Question soumise le 17 janvier 2023

M. Fabrice Brun attire l'attention de M. le ministre délégué auprès du ministre de l'économie, des finances et de la souveraineté industrielle et numérique, chargé de l'industrie, sur l'augmentation sans précédent du prix de l'électricité et de la nécessaire désindexation du prix de l'électricité sur celui du gaz. En effet, depuis septembre 2021, les prix de gros de l'électricité, liés au prix du gaz, ont été multipliés par dix. Cette situation découle des règles de formation du prix de l'électricité sur le marché européen, prix aligné sur le coût de production de la dernière centrale appelée pour équilibrer le réseau européen, c'est-à-dire fonctionnant au gaz. Le pouvoir d'achat des Français comme la pérennité économique des entreprises sont aujourd'hui fortement impactés par cette indexation désormais mortifère.

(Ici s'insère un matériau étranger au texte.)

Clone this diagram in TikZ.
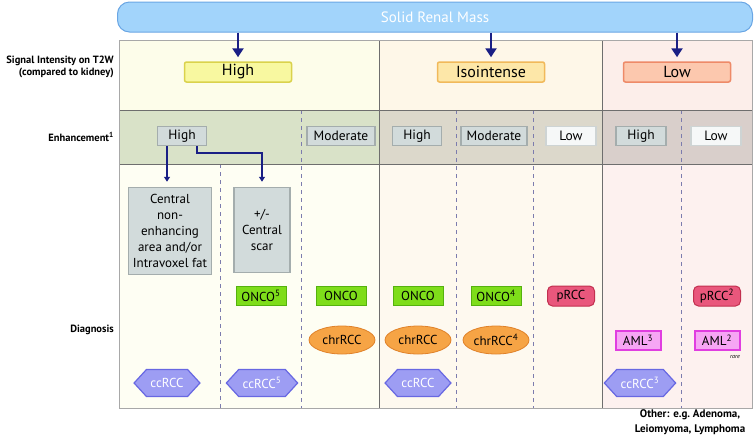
\documentclass[tikz,border=0pt]{standalone}
\usepackage{fontspec}
\setmainfont{PT Sans}
\usetikzlibrary{arrows.meta,shapes.geometric,shapes.symbols}

\definecolor{barfill}{HTML}{A2D4FB}
\definecolor{bardraw}{HTML}{6AA6E4}
\definecolor{navy}{HTML}{1A1F85}
\definecolor{gridline}{HTML}{6E6E6E}
\definecolor{frameline}{HTML}{A8A8A8}
\definecolor{dashline}{HTML}{7C7CAE}
\definecolor{bgAtop}{HTML}{FDFDEA}
\definecolor{bgAmid}{HTML}{D9E2C8}
\definecolor{bgAlow}{HTML}{FEFEF3}
\definecolor{bgBtop}{HTML}{FEF7E8}
\definecolor{bgBmid}{HTML}{DCD8CB}
\definecolor{bgBlow}{HTML}{FEF9EF}
\definecolor{bgCtop}{HTML}{FCEEEA}
\definecolor{bgCmid}{HTML}{D9CFCB}
\definecolor{bgClow}{HTML}{FDF1EF}
\definecolor{hiFill}{HTML}{F8F8A0}
\definecolor{hiDraw}{HTML}{DAD24C}
\definecolor{isoFill}{HTML}{FDE7A8}
\definecolor{isoDraw}{HTML}{F1B95A}
\definecolor{lowFill}{HTML}{FCC8AE}
\definecolor{lowDraw}{HTML}{EE8A68}
\definecolor{grayFill}{HTML}{D2DBDB}
\definecolor{grayDraw}{HTML}{A4ADAD}
\definecolor{paleFill}{HTML}{F6F8F8}
\definecolor{paleDraw}{HTML}{CED4D4}
\definecolor{oncoFill}{HTML}{7EDD1A}
\definecolor{oncoDraw}{HTML}{55B20E}
\definecolor{chrFill}{HTML}{F6A445}
\definecolor{chrDraw}{HTML}{E0822A}
\definecolor{ccFill}{HTML}{9D9DF3}
\definecolor{ccDraw}{HTML}{6868E2}
\definecolor{pFill}{HTML}{E9577C}
\definecolor{pDraw}{HTML}{C2304F}
\definecolor{amlFill}{HTML}{F6A6F4}
\definecolor{amlDraw}{HTML}{E03EE0}

\begin{document}
\begin{tikzpicture}
  [x=1pt,y=-1pt,
   every node/.style={inner sep=0pt,font=\fontsize{13}{15}\selectfont},
   bar/.style={rounded corners=12pt,fill=barfill,draw=bardraw,line width=1pt,
     minimum width=635pt,minimum height=30pt,text=white,font=\fontsize{15}{17}\selectfont},
   sigbox/.style={rounded corners=2pt,line width=1.5pt,minimum width=107pt,
     minimum height=20pt,font=\fontsize{16}{18}\selectfont},
   enhbox/.style={fill=grayFill,draw=grayDraw,line width=1.2pt,minimum height=19pt,
     font=\fontsize{13.5}{15}\selectfont},
   bigbox/.style={fill=grayFill,draw=grayDraw,line width=1.5pt,align=center,
     font=\fontsize{13}{16}\selectfont},
   onco/.style={fill=oncoFill,draw=oncoDraw,line width=1pt,minimum width=50pt,minimum height=19pt},
   chr/.style={ellipse,fill=chrFill,draw=chrDraw,line width=.8pt,minimum width=66pt,minimum height=28pt},
   ccrcc/.style={signal,signal to=west and east,signal pointer angle=95,fill=ccFill,
     draw=ccDraw,line width=1.2pt,text=white,inner xsep=4pt,minimum height=27pt},
   prcc/.style={rounded corners=5pt,fill=pFill,draw=pDraw,line width=1pt,
     minimum width=47pt,minimum height=20pt},
   aml/.style={fill=amlFill,draw=amlDraw,line width=2pt,minimum width=45pt,minimum height=19pt},
   rowlabel/.style={anchor=east,align=right,font=\bfseries\fontsize{10.5}{11.5}\selectfont},
   bigarrow/.style={navy,line width=2.6pt,-{Triangle[width=11pt,length=9pt]}},
   thinarrow/.style={navy,line width=1.4pt,-{Triangle[width=6pt,length=5pt]}},
   sub/.style={dashline,line width=.8pt,dash pattern=on 4pt off 4pt}]
  \useasboundingbox (0,0) rectangle (754,437);

  % backgrounds
  \fill[bgAtop] (119,40) rectangle (379,110);
  \fill[bgAmid] (119,110) rectangle (379,164);
  \fill[bgAlow] (119,164) rectangle (379,408);
  \fill[bgBtop] (379,40) rectangle (602,110);
  \fill[bgBmid] (379,110) rectangle (602,164);
  \fill[bgBlow] (379,164) rectangle (602,408);
  \fill[bgCtop] (602,40) rectangle (752,110);
  \fill[bgCmid] (602,110) rectangle (752,164);
  \fill[bgClow] (602,164) rectangle (752,408);

  % grid
  \draw[sub] (220,164) -- (220,408);
  \foreach \x in {301,456,533,681}
    \draw[sub] (\x,110) -- (\x,408);
  \draw[gridline,line width=.8pt] (119,110) -- (752,110) (119,164) -- (752,164);
  \draw[gridline,line width=.8pt] (379,40) -- (379,408) (602,40) -- (602,408);
  \draw[frameline,line width=1pt] (119,40) rectangle (752,408);

  % top
  \node[bar] (mass) at (435,17) {Solid Renal Mass};

  \node[rowlabel] (lsig) at (114,67) {Signal Intensity on T2W\\(compared to kidney)};
  \node[rowlabel] (lenh) at (114,137) {Enhancement\textsuperscript{1}};
  \node[rowlabel] (ldia) at (114,330) {Diagnosis};

  \node[sigbox,fill=hiFill,draw=hiDraw] (sHigh) at (238,72) {High};
  \node[sigbox,fill=isoFill,draw=isoDraw] (sIso) at (491,72) {Isointense};
  \node[sigbox,fill=lowFill,draw=lowDraw] (sLow) at (677,72) {Low};

  \foreach \to in {sHigh,sIso,sLow}
    \draw[bigarrow] (mass.south -| \to) -- ([yshift=4pt]\to.north);

  % enhancement
  \node[enhbox,minimum width=49pt] (eHighA) at (182,136) {High};
  \node[enhbox,minimum width=68pt] (eModA) at (341,136) {Moderate};
  \node[enhbox,minimum width=49pt] (eHighB) at (417,136) {High};
  \node[enhbox,minimum width=66pt] (eModB) at (494,136) {Moderate};
  \node[enhbox,fill=paleFill,draw=paleDraw,minimum width=50pt] (eLowB) at (571,136) {Low};
  \node[enhbox,minimum width=50pt] (eHighC) at (641,136) {High};
  \node[enhbox,fill=paleFill,draw=paleDraw,minimum width=50pt] (eLowC) at (716,136) {Low};

  \node[bigbox,minimum width=83pt,minimum height=87pt] (fatBox) at (170,231)
    {Central\\non-\\enhancing\\area and/or\\Intravoxel fat};
  \node[bigbox,minimum width=56pt,minimum height=85pt] (scarBox) at (262,230)
    {+/-\\Central\\scar};

  \draw[thinarrow] (eHighA.south -| 167,0) -- ([yshift=5pt]fatBox.north -| 167,0);
  \draw[thinarrow] ([xshift=15pt]eHighA.south) -- ++(0,7) -| ([yshift=5pt]scarBox.north);

  % diagnosis
  \node[onco] (onA) at (261,296) {ONCO\textsuperscript{5}};
  \node[onco] (onB) at (341,296) {ONCO};
  \node[onco] (onC) at (418,296) {ONCO};
  \node[onco] (onD) at (496,296) {ONCO\textsuperscript{4}};
  \node[prcc] (prA) at (571,296) {pRCC};
  \node[prcc] (prB) at (717,296) {pRCC\textsuperscript{2}};

  \node[chr] (chA) at (342,340) {chrRCC};
  \node[chr] (chB) at (418,340) {chrRCC};
  \node[chr] (chC) at (496,340) {chrRCC\textsuperscript{4}};
  \node[aml] (amA) at (638,340) {AML\textsuperscript{3}};
  \node[aml] (amB) at (717,340) {AML\textsuperscript{2}};
  \node[font=\itshape\fontsize{6}{7}\selectfont] (rare) at (735,357) {rare};

  \node[ccrcc] (ccA) at (167,383) {ccRCC};
  \node[ccrcc] (ccB) at (262,383) {ccRCC\textsuperscript{5}};
  \node[ccrcc] (ccC) at (418,383) {ccRCC};
  \node[ccrcc] (ccD) at (640,383) {ccRCC\textsuperscript{3}};

  \node[align=center,font=\bfseries\fontsize{11}{15}\selectfont] (other) at (690,422)
    {Other: e.g.\ Adenoma,\\Leiomyoma, Lymphoma};
\end{tikzpicture}
\end{document}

Or au regard de l'inflation galopante des tarifs de l'énergie, il ne semble pas tenable de continuer à indexer ce prix de l'électricité sur celui du gaz. En ce sens, l'Espagne et le Portugal sont sortis du mécanisme européen au printemps 2022. Surtout au vu du fait que l'électricité coûte 47 euros le mégawattheure à produire mais est vendue jusqu'à dix fois ce prix, aux artisans notamment. De plus, à la mi-septembre 2022, la Présidente de la Commission européenne Mme Ursula Von der Layer, affirmait que « La conception actuelle du marché de l'électricité ne rend plus justice aux consommateurs, ils devraient récolter les fruits des énergies renouvelables à bas coût. Il faut donc découpler les prix de l'électricité de l'influence dominante du gaz ». Aussi, si cette mesure venait à être adoptée, elle permettrait de faire considérablement baisser les factures des consommateurs et des entreprises, du fait notamment que la France possède une forte capacité de production d'énergie décarbonnée grâce à son parc nucléaire, pour lequel tout doit être entrepris pour qu'il fonctionne à nouveau à pleine capacité. Considérant ces éléments, il lui demande ce que le Gouvernement compte mettre en œuvre pour sortir au plus vite du prix européen de l'électricité et de la désindexation des prix de cette énergie sur celui du gaz.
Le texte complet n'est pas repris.